Hi everyone!I'm planning to open an account with IB and the platform that i want to use with is DasTrader.The main reason is because i got used to trade with the DasTrader platform(i've been paper trading for quite a while) and i find it very comfortable and easy,at least for me.So i was wondering if it is worth to pay $125-per month to use DasTrader or there is another better option for me?I have this doubt because im going to open a small account($2000) and i dont know if the $125 that i have to pay for DasTrader are going to reduce a lot of percentage of my earnings(because i've been gaining small profits like $15/20 consistently and i think a $125 monthly payment it will cost me too much in my opinion).So what do you guys think?It is worth it?Or would you recommend me another option?
Thanks in advance
I would give DAS a miss, until you are both fully capitalized and seeing good consistent returns. Also, are you U.S. based? With a U.S. margin account, if you are day trading stocks, you can only make 3 day trades in any 5 trading day period. At the 4th trade your account will be frozen. It's the law, not the broker's discretion. You can get around this by trading with a cash account, in which case it takes a couple days for some mysterious reason for your funds to "settle", or go with an offshore broker, or trade something other than equities, or wait until you can fund up with $25k or more. If you are trading stocks intraday, then, your trading and potential earnings will be pretty small and since you will be making beginner mistakes/losses, it is unlikely that you will recoup the monthly expense of using DAS instead of the free TWS.
If you are going to use IB as your broker, I suggest that you paper trade with TWS for a while and learn the platform, then do your thing with IB. A paid platform like DAS would be money wasted in your pursuit of profit. Money you probably won't be earning for a while.
BTW if you are ever considering a switch to a grown up operating system like a Linux distro, DAS will not be usable. TWS or TOS are your only two desktop trading platform choices for Linux. I am using TWS on Ubuntu. We don't have any WinDOHs computers in our home. That is another incentive to go with TWS.
I started trading at IB with only $10k so I feel your pain. The PDT is a real PITA and it pressures you into trading on days when you shouldn't trade, the opposite of the stated intended purpose. On that 5th day you just want to trade, to keep your ratio of 1:5 trading days and not let it go to 1:6 or 1:7 or worse. That is of course a most unfortunate thing. Not just any arbitrary day is going to be a good day for trading a small account. And when you have made your three in/outs, you are done for the next 5 days. Bummer.

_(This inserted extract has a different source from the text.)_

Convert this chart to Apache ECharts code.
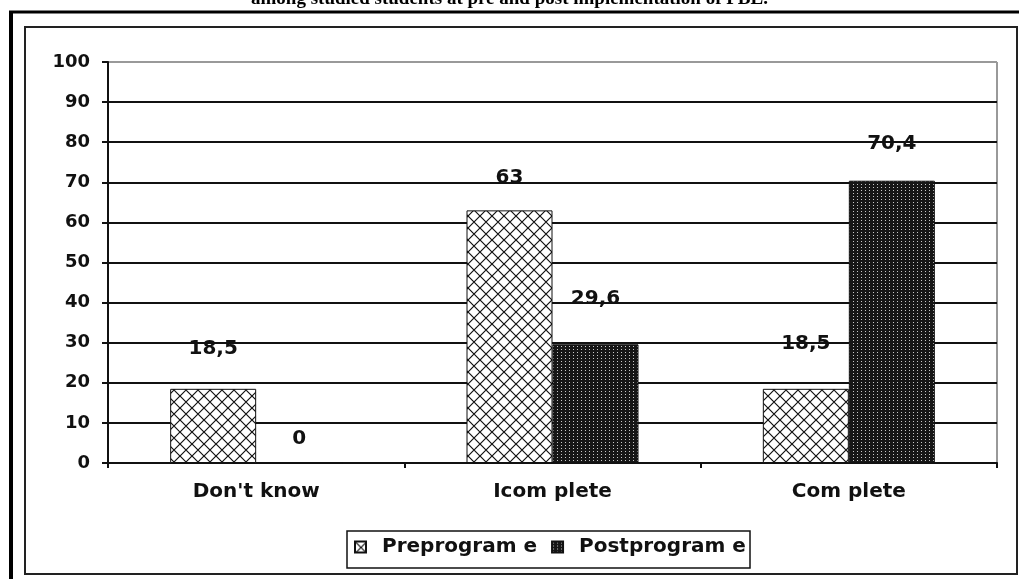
<!DOCTYPE html>
<html>
<head>
<meta charset="utf-8">
<script src="https://cdn.jsdelivr.net/npm/echarts@6/dist/echarts.min.js"></script>
<style>
html,body{margin:0;padding:0;background:#fff;}
#chart{width:1019px;height:579px;}
</style>
</head>
<body>
<div id="chart"></div>
<script>
// ---- data ----
const titleText = "among studied students at pre and post implementation of PBL.";
const categories = ["Don't know", "Icom plete", "Com plete"];
const seriesNames = ["Preprogram e", "Postprogram e"];
const preValues = [18.5, 63, 18.5];
const postValues = [0, 29.6, 70.4];
const yTicks = [0, 10, 20, 30, 40, 50, 60, 70, 80, 90, 100];

// ---- label offsets (style only) ----
const preLabelGap = [30, 23, 35];
const postLabelGap = [14, 36, 27];

function crossPattern() {
  const c = document.createElement('canvas');
  c.width = 12; c.height = 12;
  const g = c.getContext('2d');
  g.fillStyle = '#fff'; g.fillRect(0, 0, 12, 12);
  g.strokeStyle = '#111'; g.lineWidth = 1.2;
  g.beginPath();
  g.moveTo(0, 0); g.lineTo(12, 12);
  g.moveTo(12, 0); g.lineTo(0, 12);
  g.stroke();
  return c;
}
function dotPattern() {
  const c = document.createElement('canvas');
  c.width = 4; c.height = 3;
  const g = c.getContext('2d');
  g.fillStyle = '#161616'; g.fillRect(0, 0, 4, 3);
  g.fillStyle = '#c8c8c8'; g.fillRect(1, 1, 1, 1);
  return c;
}

const FONT = '"DejaVu Sans", sans-serif';
const fmt = p => String(p.value).replace('.', ',');

const chart = echarts.init(document.getElementById('chart'), null, {renderer: 'canvas'});
const splitColors = yTicks.map((t, i) => i === yTicks.length - 1 ? '#999' : '#111');

chart.setOption({
  animation: false,
  backgroundColor: '#fff',
  grid: {left: 108, right: 22, top: 62, bottom: 116, containLabel: false},
  xAxis: {
    type: 'category',
    data: categories,
    axisLine: {show: true, lineStyle: {color: '#111', width: 2}},
    axisTick: {show: true, length: 5, lineStyle: {color: '#111', width: 2}},
    axisLabel: {color: '#111', fontFamily: FONT, fontWeight: 'bold', fontSize: 20, margin: 19}
  },
  yAxis: {
    type: 'value',
    min: yTicks[0], max: yTicks[yTicks.length - 1], interval: 10,
    axisLine: {show: true, lineStyle: {color: '#111', width: 2}},
    axisTick: {show: true, length: 6, lineStyle: {color: '#111', width: 2}},
    axisLabel: {color: '#111', fontFamily: FONT, fontWeight: 'bold', fontSize: 18, margin: 18},
    splitLine: {show: true, lineStyle: {color: splitColors, width: 2}}
  },
  legend: {
    left: 354, top: 537,
    itemWidth: 11, itemHeight: 11, itemGap: 14,
    padding: 0,
    icon: 'rect',
    textStyle: {color: '#111', fontFamily: FONT, fontWeight: 'bold', fontSize: 20, padding: [0, 0, 0, 11]},
    data: seriesNames
  },
  series: [
    {
      name: seriesNames[0], type: 'bar', barWidth: 86, barGap: '0%',
      itemStyle: {color: {image: crossPattern(), repeat: 'repeat'}, borderColor: '#111', borderWidth: 1},
      data: preValues.map((v, i) => ({value: v, label: {distance: preLabelGap[i]}})),
      label: {show: true, position: 'top', color: '#111', fontFamily: FONT, fontWeight: 'bold', fontSize: 20, formatter: fmt}
    },
    {
      name: seriesNames[1], type: 'bar', barWidth: 86, barGap: '0%',
      itemStyle: {color: {image: dotPattern(), repeat: 'repeat'}, borderColor: '#111', borderWidth: 1},
      data: postValues.map((v, i) => ({value: v, label: {distance: postLabelGap[i]}})),
      label: {show: true, position: 'top', color: '#111', fontFamily: FONT, fontWeight: 'bold', fontSize: 20, formatter: fmt}
    }
  ],
  graphic: [
    {type: 'text', left: 'center', top: -10, style: {text: titleText, font: 'bold 19px "Liberation Serif", serif', fill: '#000'}},
    {type: 'rect', shape: {x: 0, y: 0, width: 1019, height: 10}, style: {fill: 'rgba(0,0,0,0)'}},
    {type: 'line', shape: {x1: 11, y1: 11, x2: 11, y2: 579}, style: {stroke: '#000', lineWidth: 4}},
    {type: 'line', shape: {x1: 9, y1: 12, x2: 1019, y2: 12}, style: {stroke: '#000', lineWidth: 3}},
    {type: 'rect', shape: {x: 25, y: 27, width: 992, height: 547}, style: {fill: 'none', stroke: '#222', lineWidth: 2}},
    {type: 'line', shape: {x1: 997, y1: 62, x2: 997, y2: 463}, style: {stroke: '#999', lineWidth: 2}},
    {type: 'rect', shape: {x: 347, y: 531, width: 403, height: 37}, style: {fill: 'none', stroke: '#111', lineWidth: 1.5}}
  ]
});
</script>
</body>
</html>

Trading up to $25k from $2k would probably take you about 5 years, give or take 10. However, I think it is important to do some live trading early on, and get a feel for playing with real money. You will NOT, no matter how hard you try, paper trade exactly like you would live trade. And the environment is very very different! It is a big adjustment and if your goal is to trade and make a little money, then you need some time in the real money environment. You most likely WILL lose money. Most beginning traders either fail (lose all their money) or quit. (before they lose ALL their money.) Best you can realistically hope for is to make small losses and gradually decrease their number while hopefully increasing win rate and win average profits, and start growing your account back before it is all gone. If you can turn it around and be profitable after your newbie losses, then when you are able to get properly capitalized you will have a better chance of continued profitability.
You will only survive if you use good risk/money management. An essential skill. Without it, you would also lose a $25k or bigger account, it would just take a day or two to be back under the PDT shackles, and then your account would take a little longer to kill than the $2k account.

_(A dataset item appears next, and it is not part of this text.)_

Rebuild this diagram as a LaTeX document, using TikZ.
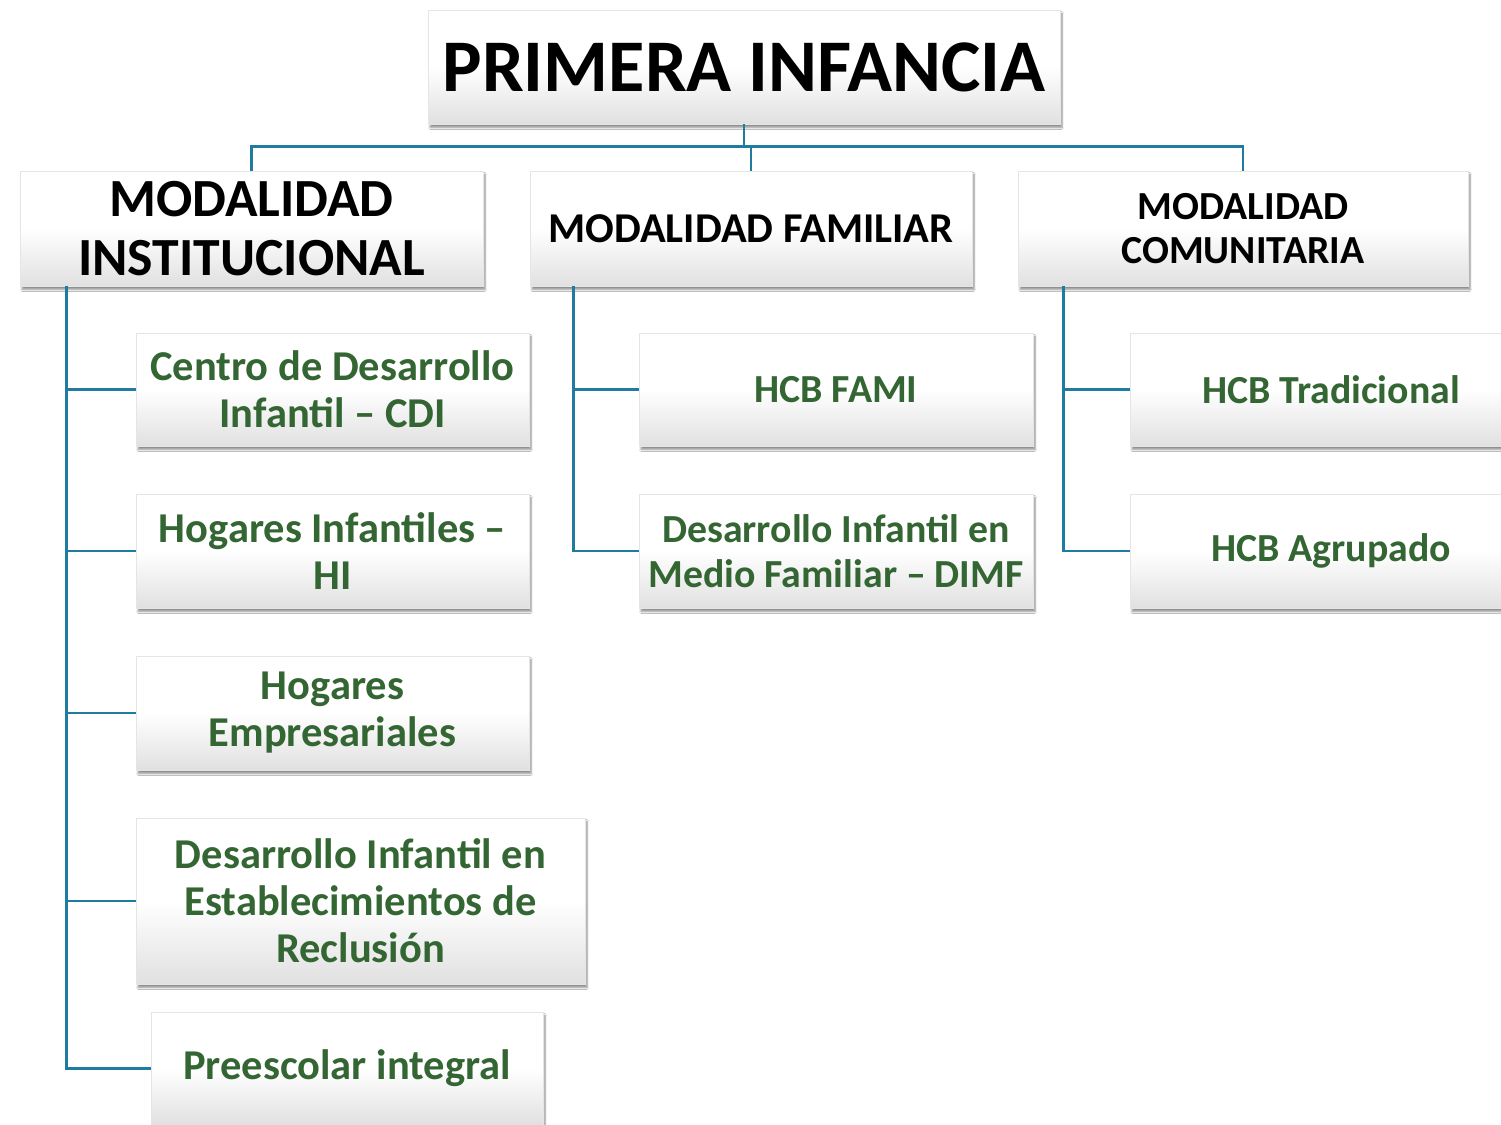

Learn to manage your risk and position size now, and later you can make use of those skills. Don't be afraid to trade a $2k account if you genuinely want to trade. It will teach you things that paper trading can never teach you. OTOH, don't walk blindly into live trading without enough paper trading to LEARN THE PLATFORM, and learn how orders work. While you are doing that, read all your trading books again. And again. No need to buy more books... they will either tell you the same stuff, or else they will push all sorts of wacky ideas that are only there to make that book different from all the rest. But keep reading. Over and over, as you practice on sim trading.

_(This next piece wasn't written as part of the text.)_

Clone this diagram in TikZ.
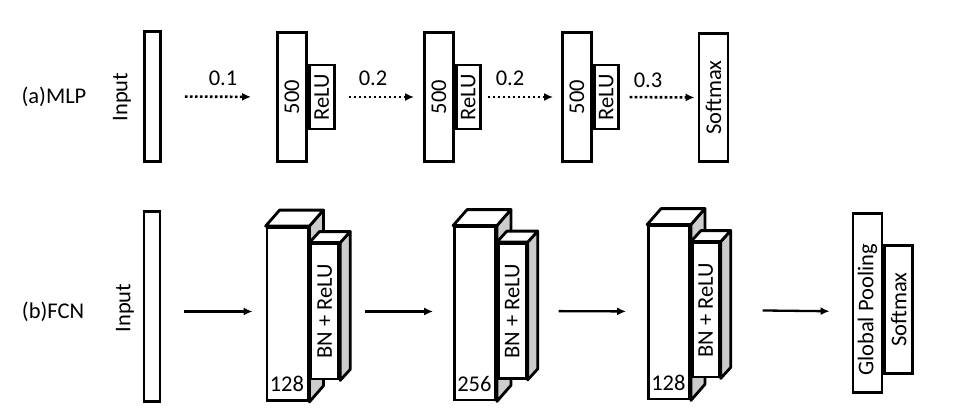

You will for practical reasons be pretty much limited to $5 to $10 stocks with such a small account. Maybe $1 to $10. Beware the penny stocks below a buck. They will give you good returns on your small account, usually, but sometimes stuff happens. A sub $1 stock's trading is often halted without warning, and days later you find it active again at 1/4 the pre gap price. On rare occasions it will gap up, but don't count on it. And you can't short sell the little guys, either. So you will want to at least stick to $1 and up, and preferably $5 to $10 stocks. Fully funded traders sometimes ignore stocks in this price tier. Wonder why... but that will be your game, if you come to the table with only $2k.
Are you sure you can open your account at IB with $2k? I am not aware of any minimum, actually. And I initially deposited $5k and then the next day, another $5k, and nobody ever said anything. It was still a few days wait for the funds to "settle" LOL. I really don't understand that. It's not like I mailed them a paper check. But that's how they do it. Anyway be sure you can open your account before you start the process, so you don't waste your time. BTW, I am hearing for an offshore broker, CMEG isn't bad, and they do take small accounts, and no PDT rule in effect, either. Something to think about.